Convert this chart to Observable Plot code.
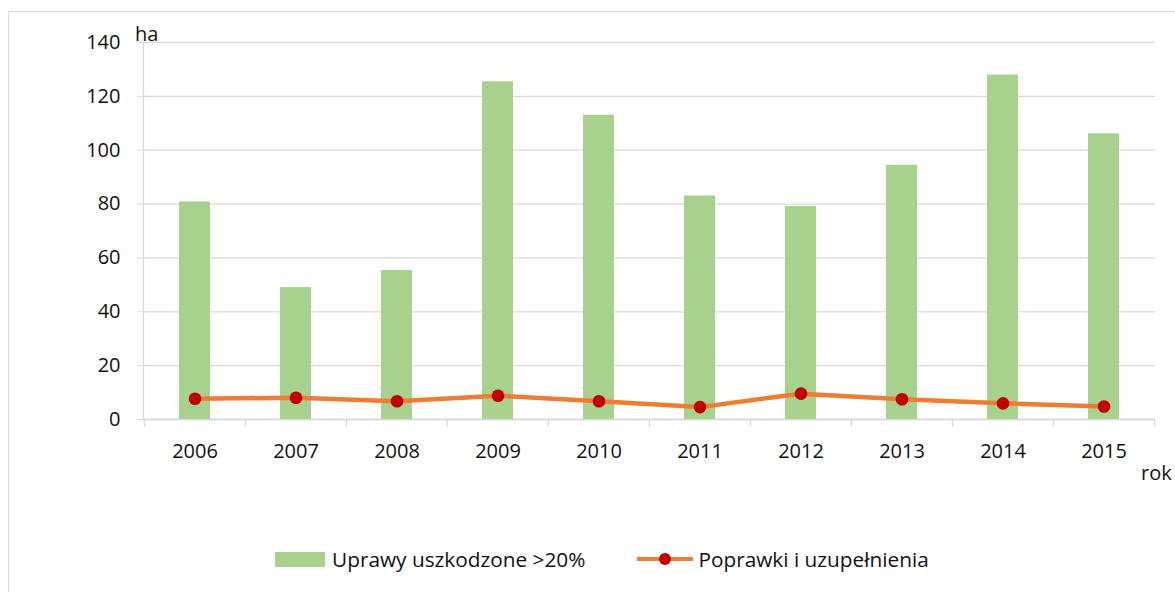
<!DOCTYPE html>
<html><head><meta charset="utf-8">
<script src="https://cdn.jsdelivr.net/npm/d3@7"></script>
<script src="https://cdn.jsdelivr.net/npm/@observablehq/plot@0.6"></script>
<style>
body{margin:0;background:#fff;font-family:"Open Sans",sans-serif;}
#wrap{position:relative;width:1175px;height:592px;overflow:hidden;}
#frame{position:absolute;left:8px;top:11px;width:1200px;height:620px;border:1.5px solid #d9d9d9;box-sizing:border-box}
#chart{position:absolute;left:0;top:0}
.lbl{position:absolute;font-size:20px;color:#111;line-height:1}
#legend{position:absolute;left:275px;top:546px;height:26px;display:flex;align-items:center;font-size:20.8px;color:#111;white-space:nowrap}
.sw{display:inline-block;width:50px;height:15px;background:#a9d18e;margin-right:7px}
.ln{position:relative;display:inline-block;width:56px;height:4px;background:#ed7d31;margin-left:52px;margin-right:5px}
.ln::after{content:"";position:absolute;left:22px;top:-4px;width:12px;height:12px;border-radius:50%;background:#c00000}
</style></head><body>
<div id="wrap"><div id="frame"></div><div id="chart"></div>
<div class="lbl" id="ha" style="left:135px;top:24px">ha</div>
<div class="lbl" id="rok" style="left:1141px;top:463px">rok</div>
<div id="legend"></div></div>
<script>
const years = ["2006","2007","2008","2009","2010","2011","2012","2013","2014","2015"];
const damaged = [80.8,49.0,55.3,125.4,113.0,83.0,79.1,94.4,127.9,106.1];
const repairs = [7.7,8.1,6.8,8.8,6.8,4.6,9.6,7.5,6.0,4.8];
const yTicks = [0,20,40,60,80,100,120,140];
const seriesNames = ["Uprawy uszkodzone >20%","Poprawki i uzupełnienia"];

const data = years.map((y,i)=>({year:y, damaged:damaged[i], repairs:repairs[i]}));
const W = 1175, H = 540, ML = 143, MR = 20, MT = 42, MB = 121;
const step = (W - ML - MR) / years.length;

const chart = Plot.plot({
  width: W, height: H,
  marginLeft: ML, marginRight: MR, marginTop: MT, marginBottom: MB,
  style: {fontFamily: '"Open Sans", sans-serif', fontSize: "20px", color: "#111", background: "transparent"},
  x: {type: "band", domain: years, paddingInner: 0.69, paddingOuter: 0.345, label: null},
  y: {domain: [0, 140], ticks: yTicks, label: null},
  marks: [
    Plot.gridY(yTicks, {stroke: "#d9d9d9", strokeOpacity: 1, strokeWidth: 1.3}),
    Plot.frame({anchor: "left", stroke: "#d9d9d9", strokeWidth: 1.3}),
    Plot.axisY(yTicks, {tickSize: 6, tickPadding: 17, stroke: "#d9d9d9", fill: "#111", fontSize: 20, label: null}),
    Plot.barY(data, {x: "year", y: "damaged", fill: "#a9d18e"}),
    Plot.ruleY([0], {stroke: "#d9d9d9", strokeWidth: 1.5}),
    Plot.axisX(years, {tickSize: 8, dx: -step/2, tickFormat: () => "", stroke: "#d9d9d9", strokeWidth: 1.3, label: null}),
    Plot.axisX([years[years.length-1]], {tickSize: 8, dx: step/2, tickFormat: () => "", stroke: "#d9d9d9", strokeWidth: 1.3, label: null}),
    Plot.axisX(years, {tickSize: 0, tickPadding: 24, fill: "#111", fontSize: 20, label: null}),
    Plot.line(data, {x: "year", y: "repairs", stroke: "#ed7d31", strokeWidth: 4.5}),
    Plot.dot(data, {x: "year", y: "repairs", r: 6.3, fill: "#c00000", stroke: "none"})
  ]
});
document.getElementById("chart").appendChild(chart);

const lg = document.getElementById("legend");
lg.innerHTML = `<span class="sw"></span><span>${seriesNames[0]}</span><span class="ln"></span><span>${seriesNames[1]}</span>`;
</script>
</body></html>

==========

#### TASK DIRECTIONS:
Keep the pictures out of the copy and return the rest of the data above exactly.

#### FINAL RESULT:
Convert this chart to Observable Plot code.
<!DOCTYPE html>
<html><head><meta charset="utf-8">
<script src="https://cdn.jsdelivr.net/npm/d3@7"></script>
<script src="https://cdn.jsdelivr.net/npm/@observablehq/plot@0.6"></script>
<style>
body{margin:0;background:#fff;font-family:"Open Sans",sans-serif;}
#wrap{position:relative;width:1175px;height:592px;overflow:hidden;}
#frame{position:absolute;left:8px;top:11px;width:1200px;height:620px;border:1.5px solid #d9d9d9;box-sizing:border-box}
#chart{position:absolute;left:0;top:0}
.lbl{position:absolute;font-size:20px;color:#111;line-height:1}
#legend{position:absolute;left:275px;top:546px;height:26px;display:flex;align-items:center;font-size:20.8px;color:#111;white-space:nowrap}
.sw{display:inline-block;width:50px;height:15px;background:#a9d18e;margin-right:7px}
.ln{position:relative;display:inline-block;width:56px;height:4px;background:#ed7d31;margin-left:52px;margin-right:5px}
.ln::after{content:"";position:absolute;left:22px;top:-4px;width:12px;height:12px;border-radius:50%;background:#c00000}
</style></head><body>
<div id="wrap"><div id="frame"></div><div id="chart"></div>
<div class="lbl" id="ha" style="left:135px;top:24px">ha</div>
<div class="lbl" id="rok" style="left:1141px;top:463px">rok</div>
<div id="legend"></div></div>
<script>
const years = ["2006","2007","2008","2009","2010","2011","2012","2013","2014","2015"];
const damaged = [80.8,49.0,55.3,125.4,113.0,83.0,79.1,94.4,127.9,106.1];
const repairs = [7.7,8.1,6.8,8.8,6.8,4.6,9.6,7.5,6.0,4.8];
const yTicks = [0,20,40,60,80,100,120,140];
const seriesNames = ["Uprawy uszkodzone >20%","Poprawki i uzupełnienia"];

const data = years.map((y,i)=>({year:y, damaged:damaged[i], repairs:repairs[i]}));
const W = 1175, H = 540, ML = 143, MR = 20, MT = 42, MB = 121;
const step = (W - ML - MR) / years.length;

const chart = Plot.plot({
  width: W, height: H,
  marginLeft: ML, marginRight: MR, marginTop: MT, marginBottom: MB,
  style: {fontFamily: '"Open Sans", sans-serif', fontSize: "20px", color: "#111", background: "transparent"},
  x: {type: "band", domain: years, paddingInner: 0.69, paddingOuter: 0.345, label: null},
  y: {domain: [0, 140], ticks: yTicks, label: null},
  marks: [
    Plot.gridY(yTicks, {stroke: "#d9d9d9", strokeOpacity: 1, strokeWidth: 1.3}),
    Plot.frame({anchor: "left", stroke: "#d9d9d9", strokeWidth: 1.3}),
    Plot.axisY(yTicks, {tickSize: 6, tickPadding: 17, stroke: "#d9d9d9", fill: "#111", fontSize: 20, label: null}),
    Plot.barY(data, {x: "year", y: "damaged", fill: "#a9d18e"}),
    Plot.ruleY([0], {stroke: "#d9d9d9", strokeWidth: 1.5}),
    Plot.axisX(years, {tickSize: 8, dx: -step/2, tickFormat: () => "", stroke: "#d9d9d9", strokeWidth: 1.3, label: null}),
    Plot.axisX([years[years.length-1]], {tickSize: 8, dx: step/2, tickFormat: () => "", stroke: "#d9d9d9", strokeWidth: 1.3, label: null}),
    Plot.axisX(years, {tickSize: 0, tickPadding: 24, fill: "#111", fontSize: 20, label: null}),
    Plot.line(data, {x: "year", y: "repairs", stroke: "#ed7d31", strokeWidth: 4.5}),
    Plot.dot(data, {x: "year", y: "repairs", r: 6.3, fill: "#c00000", stroke: "none"})
  ]
});
document.getElementById("chart").appendChild(chart);

const lg = document.getElementById("legend");
lg.innerHTML = `<span class="sw"></span><span>${seriesNames[0]}</span><span class="ln"></span><span>${seriesNames[1]}</span>`;
</script>
</body></html>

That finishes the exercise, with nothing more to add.